Parish register entries for John and Martha’s children trace the growth of the family and show how their surname and circumstances evolved over time. From 1813 onwards, parish registers also recorded the occupation and abode of the father. From Jane’s baptism in 1813 onwards, the entries consistently place the family at Lodge Farm near Odiham, and describe John as either a labourer or “suckler”, almost certainly in connection with pig‑rearing. These details show John and Martha in a stable agricultural household at Lodge Farm for more than a decade.
- 4 June 1809 Henry son of John & Martha BRACKWELL, Odiham
- 24 Feb 1811 John son of John & Martha BRACKWELL, Heckfield, Hampshire
- May 28, 1813, Jane dau John & Martha BRACHWELL, of Lodge, Lab
- Sep 17, 1816, Martha dau John & Martha BRACKWELL of Odiham Lodge, Lab
- Apr 23, 1819, Anne dau John & Martha BLACKWELL of Lodge Farm, Suckler
- Jun 1, 1821, William son John & Martha BRACKWELL of Lodge, Suckler
- Jul 28, 1823, James son John & Martha BRACKWELL of Lodge, Suckler
- Jun 25, 1825, George son John & Martha BRACKNELL of Lodge, Lab
Across these eight baptisms, the registers allow us to see the family’s surname and circumstances taking shape. In the early entries the name appears as Brackwell (or Brachwell), with occasional corrections to Blackwell, before finally settling as Bracknell in 1825 at the baptism of the youngest son, George. The surname given at the baptisms of John, Jane, Martha, William and James is generally Brackwell, but for Ann the same correction appears as for Henry, with Brackwell altered to Blackwell. The baptism of George on 25 June 1825 is the first where the surname appears as Bracknell without correction.
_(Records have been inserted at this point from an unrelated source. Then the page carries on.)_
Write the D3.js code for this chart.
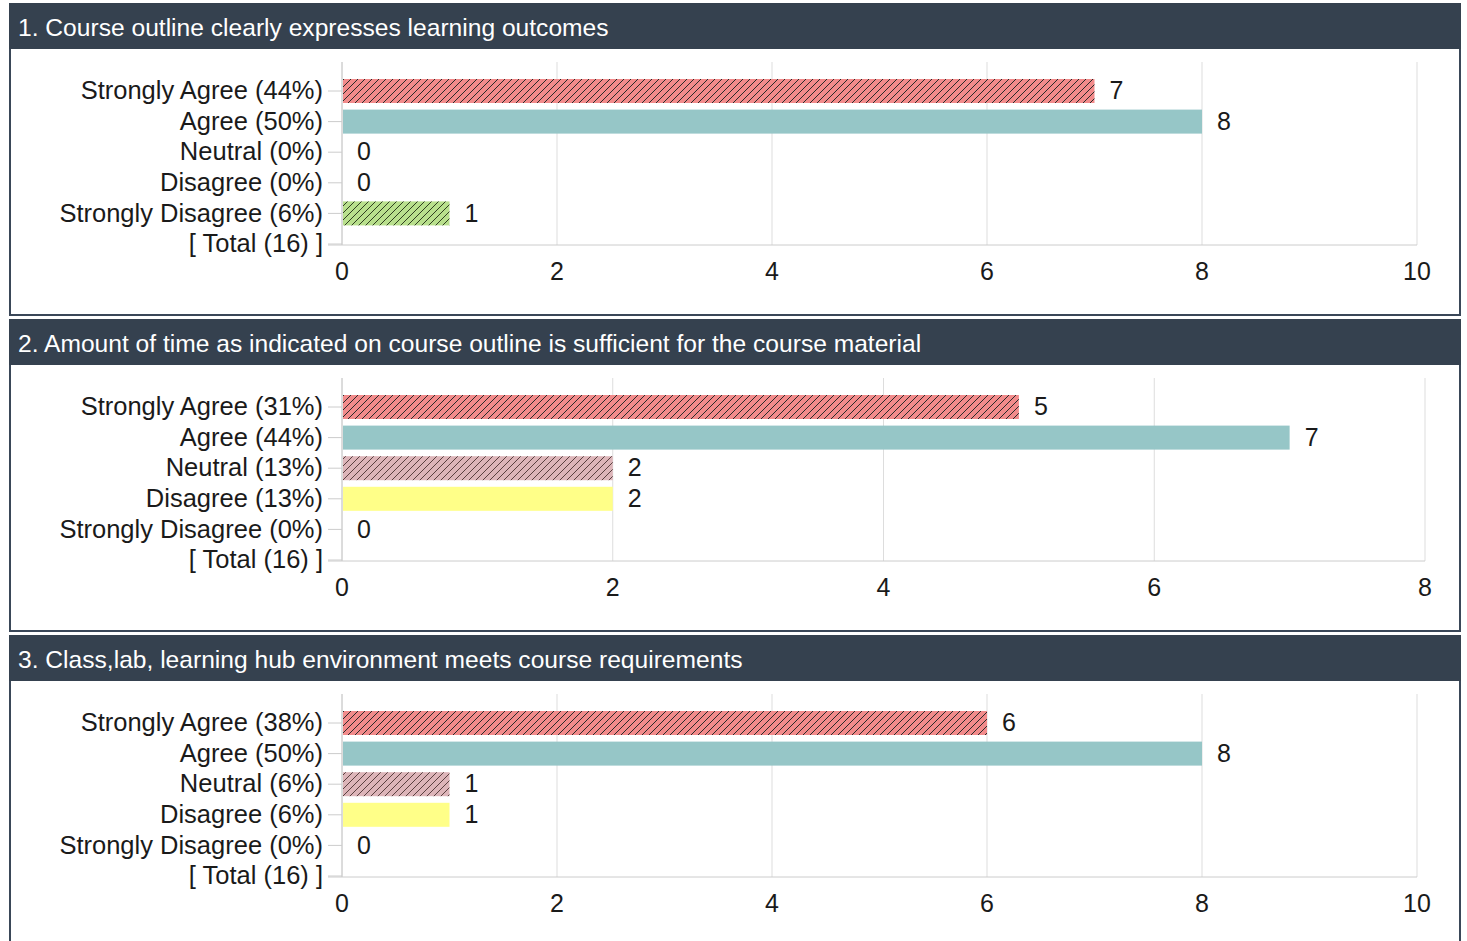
<!DOCTYPE html>
<html>
<head>
<meta charset="utf-8">
<script src="https://cdnjs.cloudflare.com/ajax/libs/d3/7.8.5/d3.min.js"></script>
<style>
  body { margin: 0; background: #fff; }
  text { font-family: Arial, "Liberation Sans", sans-serif; }
</style>
</head>
<body>
<div id="charts"></div>
<script>
// survey data
var questions = [
    "1. Course outline clearly expresses learning outcomes",
    "2. Amount of time as indicated on course outline is sufficient for the course material",
    "3. Class,lab, learning hub environment meets course requirements"
];
var categories = ["Strongly Agree", "Agree", "Neutral", "Disagree", "Strongly Disagree"];
var counts1 = [7, 8, 0, 0, 1];
var counts2 = [5, 7, 2, 2, 0];
var counts3 = [6, 8, 1, 1, 0];
var totals = [16, 16, 16];
var xTicks1 = [0, 2, 4, 6, 8, 10];
var xTicks2 = [0, 2, 4, 6, 8];
var xTicks3 = [0, 2, 4, 6, 8, 10];

var allCounts = [counts1, counts2, counts3];
var allTicks = [xTicks1, xTicks2, xTicks3];

// look of each answer
var fills = ["#f28b8b", "#96c6c7", "#ddb5b9", "#ffff88", "#b9e08d"];
var hatched = [true, false, true, false, true];
var hatchColor = ["#2a2a2a", null, "#5a4040", null, "#2f4020"];

var width = 1467, height = 941;
var panelTops = [3, 319, 635];
var plotRight = [1417, 1425, 1417];

var svg = d3.select("#charts").append("svg")
    .attr("width", width)
    .attr("height", height);

var defs = svg.append("defs");
fills.forEach(function(c, i) {
    if (!hatched[i]) return;
    var p = defs.append("pattern")
        .attr("id", "hatch" + i)
        .attr("patternUnits", "userSpaceOnUse")
        .attr("width", 7).attr("height", 7);
    p.append("rect").attr("width", 7).attr("height", 7).attr("fill", c);
    p.append("path")
        .attr("d", "M-1,1 l2,-2 M0,7 l7,-7 M6,8 l2,-2")
        .attr("stroke", hatchColor[i])
        .attr("stroke-width", 1);
});

questions.forEach(function(q, k) {
    var top = panelTops[k];
    var counts = allCounts[k];
    var total = totals[k];
    var g = svg.append("g").attr("transform", "translate(0," + top + ")");

    // panel frame + header
    g.append("rect")
        .attr("x", 10).attr("y", 1)
        .attr("width", 1450).attr("height", 311)
        .attr("fill", "#fff")
        .attr("stroke", "#3a4758")
        .attr("stroke-width", 2);
    g.append("rect")
        .attr("x", 9).attr("y", 0)
        .attr("width", 1452).attr("height", 46)
        .attr("fill", "#35414f");
    g.append("text")
        .attr("x", 18).attr("y", 26)
        .attr("dominant-baseline", "middle")
        .attr("fill", "#fff")
        .style("font-size", "24.6px")
        .text(q);

    var labels = categories.map(function(c, i) {
        return c + " (" + Math.round(counts[i] / total * 100) + "%)";
    });
    labels.push("[ Total (" + total + ") ]");

    var ticks = allTicks[k];
    var x = d3.scaleLinear()
        .domain([0, d3.max(ticks)])
        .range([342, plotRight[k]]);
    var y = d3.scalePoint()
        .domain(labels)
        .range([88, 241]);

    var plotTop = 59, plotBottom = 242;

    // gridlines
    g.selectAll(".grid")
        .data(ticks)
        .enter().append("line")
        .attr("x1", function(d) { return x(d); })
        .attr("x2", function(d) { return x(d); })
        .attr("y1", plotTop).attr("y2", plotBottom)
        .attr("stroke", function(d) { return d === 0 ? "#b8b8b8" : "#dddddd"; })
        .attr("stroke-width", 1);

    // baseline
    g.append("line")
        .attr("x1", 328).attr("x2", x(d3.max(ticks)))
        .attr("y1", plotBottom).attr("y2", plotBottom)
        .attr("stroke", "#cccccc");

    // x tick labels
    g.selectAll(".xlab")
        .data(ticks)
        .enter().append("text")
        .attr("x", function(d) { return x(d); })
        .attr("y", 270)
        .attr("text-anchor", "middle")
        .attr("dominant-baseline", "middle")
        .attr("fill", "#1a1a1a")
        .style("font-size", "25px")
        .text(function(d) { return d; });

    // category ticks + labels
    g.selectAll(".ytick")
        .data(labels)
        .enter().append("line")
        .attr("x1", 328).attr("x2", 342)
        .attr("y1", function(d) { return y(d); })
        .attr("y2", function(d) { return y(d); })
        .attr("stroke", "#cccccc");
    g.selectAll(".ylab")
        .data(labels)
        .enter().append("text")
        .attr("x", 323)
        .attr("y", function(d) { return y(d) + 1.5; })
        .attr("text-anchor", "end")
        .attr("dominant-baseline", "middle")
        .attr("fill", "#1a1a1a")
        .style("font-size", "25.5px")
        .text(function(d) { return d; });

    // bars
    var rows = counts.map(function(v, i) { return { v: v, i: i, lab: labels[i] }; });
    g.selectAll(".bar")
        .data(rows.filter(function(d) { return d.v > 0; }))
        .enter().append("rect")
        .attr("x", x(0) + 1)
        .attr("y", function(d) { return y(d.lab) - 12; })
        .attr("width", function(d) { return x(d.v) - x(0) - 1; })
        .attr("height", 24)
        .attr("fill", function(d) { return hatched[d.i] ? "url(#hatch" + d.i + ")" : fills[d.i]; });

    // value labels
    g.selectAll(".val")
        .data(rows)
        .enter().append("text")
        .attr("x", function(d) { return x(d.v) + 15; })
        .attr("y", function(d) { return y(d.lab) + 1.5; })
        .attr("dominant-baseline", "middle")
        .attr("fill", "#1a1a1a")
        .style("font-size", "25px")
        .text(function(d) { return d.v; });
});
</script>
</body>
</html>
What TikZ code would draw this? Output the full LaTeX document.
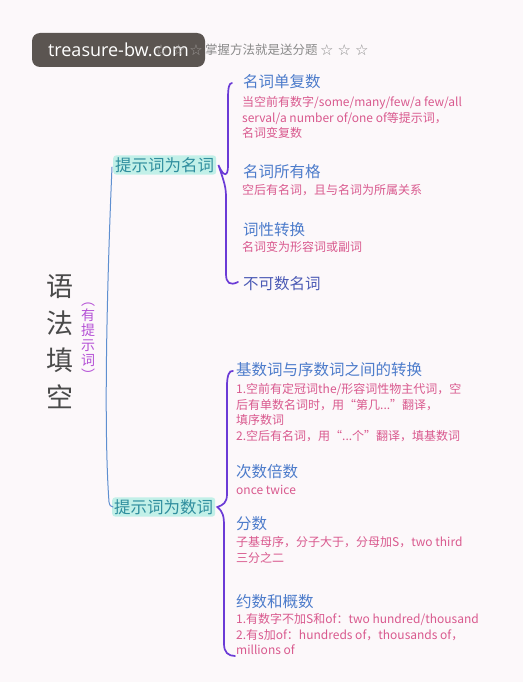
\documentclass[tikz,border=0pt]{standalone}
\usepackage{fontspec}
\setmainfont{Noto Sans CJK SC}
\newfontfamily\symfont{DejaVu Sans}
\newfontfamily\wmfont{Open Sans}
\definecolor{bg}{HTML}{FCF8FA}
\definecolor{headblue}{HTML}{4D7CCB}
\definecolor{headdark}{HTML}{4B5AB5}
\definecolor{descpink}{HTML}{D9598E}
\definecolor{grpteal}{HTML}{2F8E9E}
\definecolor{hl}{HTML}{C2F0E8}
\definecolor{bracecol}{HTML}{6B3BD6}
\definecolor{trunkcol}{HTML}{5E8FD0}
\definecolor{titlegray}{HTML}{4A4A4A}
\definecolor{subpurple}{HTML}{B552D6}
\definecolor{topgray}{HTML}{8A8A8A}
\definecolor{wmbox}{HTML}{5B5551}
\definecolor{starlight}{HTML}{9C9896}
\begin{document}
\begin{tikzpicture}[x=1pt,y=-1pt,
  head/.style={anchor=west, font=\fontsize{15.5}{15.5}\selectfont, text=headblue, inner sep=0pt},
  desc/.style={anchor=north west, font=\fontsize{12}{15.7}\selectfont, text=descpink, align=left, inner sep=0pt},
  grp/.style={anchor=west, fill=hl, text=grpteal, font=\fontsize{16.5}{16.5}\selectfont, inner sep=2pt, rounded corners=3pt},
  stars/.style={inner sep=0pt, text=topgray, font=\symfont\fontsize{15}{15}\selectfont},
  bracepath/.style={draw=bracecol, line width=1.7pt, line cap=round},
  trunkpath/.style={draw=trunkcol, line width=1pt, line cap=round}]
\useasboundingbox[fill=bg] (0,0) rectangle (523,682);

% watermark
\node[fill=wmbox, rounded corners=8pt, minimum width=173pt, minimum height=34pt, inner sep=0pt,
  text=white, font=\wmfont\fontsize{18}{18}\selectfont] (wm) at (118.5,50) {treasure-bw.com};

% top banner text
\node[stars, anchor=east, text=starlight] (s1) at (203,50) {☆\hspace{4pt}☆\hspace{4pt}☆};
\node[anchor=west, inner sep=0pt, text=topgray, font=\fontsize{12.5}{12.5}\selectfont] (top) at (205,50) {掌握方法就是送分题};
\node[stars, anchor=west] (s2) at (320,50) {☆\hspace{4pt}☆\hspace{4pt}☆};

% title
\node[align=center, inner sep=0pt, text=titlegray, font=\fontsize{27}{37}\selectfont] (title) at (60,342)
  {语\\法\\填\\空};
\node[align=center, inner sep=0pt, text=subpurple, font=\fontsize{14}{15}\selectfont] (sub) at (88,342)
  {︵\\有\\提\\示\\词\\︶};

% group labels
\node[grp] (g1) at (113,165) {提示词为名词};
\node[grp] (g2) at (112,507) {提示词为数词};

% group 1 items
\node[head] (h1) at (243,82) {名词单复数};
\node[desc] (d1) at (242,96) {当空前有数字/some/many/few/a few/all\\serval/a number of/one of等提示词，\\名词变复数};
\node[head] (h2) at (243,172) {名词所有格};
\node[desc] (d2) at (242,184) {空后有名词，且与名词为所属关系};
\node[head] (h3) at (243,230) {词性转换};
\node[desc] (d3) at (242,241) {名词变为形容词或副词};
\node[head, text=headdark] (h4) at (243,284) {不可数名词};

% group 2 items
\node[head] (h5) at (236,370) {基数词与序数词之间的转换};
\node[desc] (d5) at (236,383) {1.空前有定冠词the/形容词性物主代词，空\\后有单数名词时，用“第几...”翻译，\\填序数词\\2.空后有名词，用“...个”翻译，填基数词};
\node[head] (h6) at (236,472) {次数倍数};
\node[desc] (d6) at (236,485) {once twice};
\node[head] (h7) at (236,524) {分数};
\node[desc] (d7) at (236,536) {子基母序，分子大于，分母加S，two third\\三分之二};
\node[head] (h8) at (236,602) {约数和概数};
\node[desc] (d8) at (236,613) {1.有数字不加S和of：two hundred/thousand\\2.有s加of：hundreds of，thousands of，\\millions of};

% trunk
\draw[trunkpath] ([xshift=-1pt,yshift=-2pt]g1.west) .. controls (108,260) and (103,420) .. (109,502)
  .. controls (110,506) .. ([xshift=1pt]g2.west);

% brace 1
\draw[bracepath] ([xshift=-11pt,yshift=-1pt]h1.west) .. controls (229,83) and (228,88) .. (228,98)
  -- (228,166) .. controls (228,176) and (224,178) .. ([xshift=2pt]g1.east)
  .. controls (225,184) and (226,188) .. (226,198)
  -- (226,274) .. controls (226,283) and (230,286) .. ([xshift=-5pt,yshift=2pt]h4.west);

% brace 2
\draw[bracepath] ([xshift=-3pt,yshift=-1pt]h5.west) .. controls (229,370) and (227,376) .. (227,386)
  -- (227,494) .. controls (227,503) and (223,505) .. ([xshift=2pt]g2.east)
  .. controls (223,512) and (224,516) .. (224,526)
  -- (224,644) .. controls (224,652) and (228,656) .. (235,656);
\end{tikzpicture}
\end{document}
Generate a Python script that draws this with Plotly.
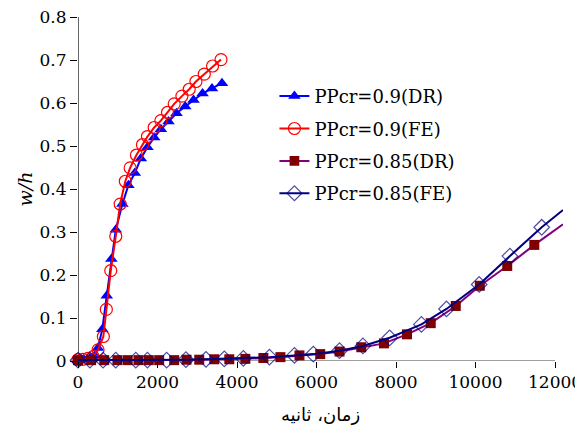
import plotly.graph_objects as go

# PPcr=0.9 (DR)
t_dr09 = [0, 150, 300, 420, 500, 612, 723, 839, 950, 1117, 1268, 1429, 1581, 1747, 1916, 2085,
          2276, 2478, 2697, 2906, 3133, 3370, 3622]
w_dr09 = [0.002, 0.003, 0.006, 0.012, 0.030, 0.074, 0.152, 0.237, 0.305, 0.365, 0.409, 0.437,
          0.471, 0.497, 0.520, 0.539, 0.557, 0.576, 0.592, 0.607, 0.622, 0.634, 0.646]

# PPcr=0.9 (FE)
t_fe09 = [0, 120, 250, 380, 504, 638, 713, 824, 950, 1060, 1190, 1311, 1470, 1621, 1747, 1916,
          2085, 2251, 2420, 2614, 2798, 2967, 3176, 3385, 3597]
w_fe09 = [0.003, 0.004, 0.006, 0.010, 0.026, 0.057, 0.120, 0.210, 0.290, 0.365, 0.418, 0.449,
          0.479, 0.503, 0.522, 0.543, 0.559, 0.578, 0.598, 0.616, 0.632, 0.650, 0.667, 0.686, 0.701]

# PPcr=0.85 (DR)
t_dr085 = [0, 330, 660, 991, 1250, 1520, 1780, 2042, 2420, 2730, 3050, 3428, 3806, 4210, 4663,
           5092, 5571, 6093, 6579, 7126, 7696, 8276, 8873, 9503, 10108, 10797, 11478, 12200]
w_dr085 = [0.002, 0.002, 0.002, 0.002, 0.002, 0.002, 0.002, 0.002, 0.002, 0.003, 0.003, 0.004,
           0.004, 0.005, 0.007, 0.009, 0.013, 0.016, 0.022, 0.032, 0.041, 0.062, 0.088, 0.128,
           0.175, 0.221, 0.270, 0.318]

# PPcr=0.85 (FE)
t_fe085 = [0, 300, 630, 950, 1454, 1747, 2230, 2715, 3219, 3680, 4160, 4815, 5445, 5920, 6579,
           7167, 7840, 8639, 9269, 10091, 10865, 11664, 12200]
w_fe085 = [0.002, 0.002, 0.002, 0.002, 0.002, 0.002, 0.002, 0.003, 0.004, 0.005, 0.006, 0.009,
           0.013, 0.016, 0.024, 0.035, 0.054, 0.085, 0.121, 0.178, 0.244, 0.311, 0.351]

x_ticks = [0, 2000, 4000, 6000, 8000, 10000, 12000]
y_ticks = [0, 0.1, 0.2, 0.3, 0.4, 0.5, 0.6, 0.7, 0.8]
X_MAX_AXIS = 12000

SERIF = "DejaVu Serif"


def sizes(xs, s):
    # hide markers that lie past the end of the drawn axis
    return [s if x <= X_MAX_AXIS else 0 for x in xs]


fig = go.Figure()
fig.add_trace(go.Scatter(
    x=t_dr09, y=w_dr09, mode="lines+markers", name="PPcr=0.9(DR)", legendgroup="a",
    line=dict(color="#0000FF", width=2),
    marker=dict(symbol="triangle-up", size=11, color="#0000FF", line=dict(width=0)),
    cliponaxis=False))
fig.add_trace(go.Scatter(
    x=t_fe09, y=w_fe09, mode="lines+markers", name="PPcr=0.9(FE)", legendgroup="b",
    line=dict(color="#FF0000", width=2),
    marker=dict(symbol="circle-open", size=12, color="#FF0000", line=dict(width=1.2)),
    cliponaxis=False))
fig.add_trace(go.Scatter(
    x=t_dr085, y=w_dr085, mode="lines+markers", name="PPcr=0.85(DR)", legendgroup="c",
    line=dict(color="#800080", width=2),
    marker=dict(symbol="square", size=sizes(t_dr085, 10), color="#800000",
                line=dict(width=0), opacity=1), cliponaxis=False))
fig.add_trace(go.Scatter(
    x=t_fe085, y=w_fe085, mode="lines+markers", name="PPcr=0.85(FE)", legendgroup="d",
    line=dict(color="#000080", width=2),
    marker=dict(symbol="diamond-open", size=sizes(t_fe085, 12), color="#000080",
                line=dict(width=1.2)), cliponaxis=False))

# axis lines drawn only up to the last labelled tick
fig.add_shape(type="line", xref="x", yref="y", x0=0, x1=X_MAX_AXIS, y0=0, y1=0,
              line=dict(color="#808080", width=1.5), layer="below")
fig.add_shape(type="line", xref="x", yref="y", x0=0, x1=0, y0=0, y1=0.8,
              line=dict(color="#000000", width=1.2), layer="below")

fig.update_layout(
    width=583, height=432,
    margin=dict(l=70, r=28, t=9, b=79, autoexpand=False),
    paper_bgcolor="white", plot_bgcolor="white",
    font=dict(family=SERIF, size=17, color="black"),
    showlegend=True,
    legend=dict(x=0.405, y=0.823, xanchor="left", yanchor="top",
                bgcolor="rgba(0,0,0,0)", font=dict(family=SERIF, size=18, color="black"),
                traceorder="grouped", tracegroupgap=6, itemwidth=30),
    xaxis=dict(range=[0, 12200], tickvals=x_ticks, ticktext=[str(v) for v in x_ticks],
               showgrid=False, zeroline=False, showline=False, automargin=False,
               ticks="outside", ticklen=6, tickcolor="black", tickwidth=1,
               ticklabeloverflow="allow",
               tickfont=dict(family=SERIF, size=17, color="black"),
               title=dict(text="زمان، ثانیه", font=dict(family="DejaVu Sans", size=18,
                                                          color="black"),
                          standoff=16)),
    yaxis=dict(range=[0, 0.8], tickvals=y_ticks, ticktext=[f"{v:g}" for v in y_ticks],
               showgrid=False, zeroline=False, showline=False, automargin=False,
               ticks="outside", ticklen=7, tickcolor="black", tickwidth=1,
               ticklabeloverflow="allow",
               tickfont=dict(family=SERIF, size=17, color="black"),
               title=dict(text="<i>w/h</i>", font=dict(family=SERIF, size=19, color="black"),
                          standoff=1)),
)

fig.write_html("out.html")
Legal Settlement and Removal
The parish records also hint at the precariousness that lay behind this apparent stability. In 1812, an order was issued “for the removal to Odiham of John Blackwell, his wife Martha and their sons Henry, aged 2, and John, aged 1, from the Hamlet of Frimley in the parish of Ash”, confirming that Odiham was judged to be their parish of legal settlement.
Under the Settlement Acts of 1697, families who could not prove a right of settlement in the parish where they were living could be sent back to their home parish if they became chargeable to the poor rates. The removal order shows John and Martha on the edge of poverty and mobility in the early 1810s—moving from Heckfield to Frimley and then compelled back to Odiham, before their longer‑term anchoring at Lodge Farm is reflected in the baptisms of their later children.
Later Life
The surviving records fall silent for John and Martha between the last baptism at Lodge Farm in 1825 and the 1841 census. By 1841 they appear at Hook Common near Odiham, recorded as John (70) and Martha (60) Bracknell, living with their married daughter Ann (now Ann Martin) and Ann’s infant daughter Martha Martin, then about seven months old.
John died in Odiham in 1845, his death attributed to “decay of nature”. In the Hampshire burial register for All Saints Parish, his surname is recorded as Bracknell and his age as 75. The informant, Sarah Englefield, is named in the death registration, but her relationship to the family has not yet been established.
After John’s death, Martha married widower William Sawyer (the surname rendered as Shoyer in the marriage registration) in Odiham in 1848. The couple continued to live in the parish for several years. A possible match appears in the 1851 census in Odiham, although Martha’s birthplace is given there as “Cheltenham, Gloucestershire”, which does not align with other evidence. By 1861, William and Martha Sawyer are enumerated together in The Bury, Odiham.
In February 1863 Martha died in York Town, Frimley, of heart failure. She was probably staying with her son John Bracknell at the time, and it was John’s wife, Sarah, who acted as informant for the death registration. Martha was buried at St Michael’s, Camberley. By 1871, William Sawyer had moved to Newnham; he died and was buried there in 1873.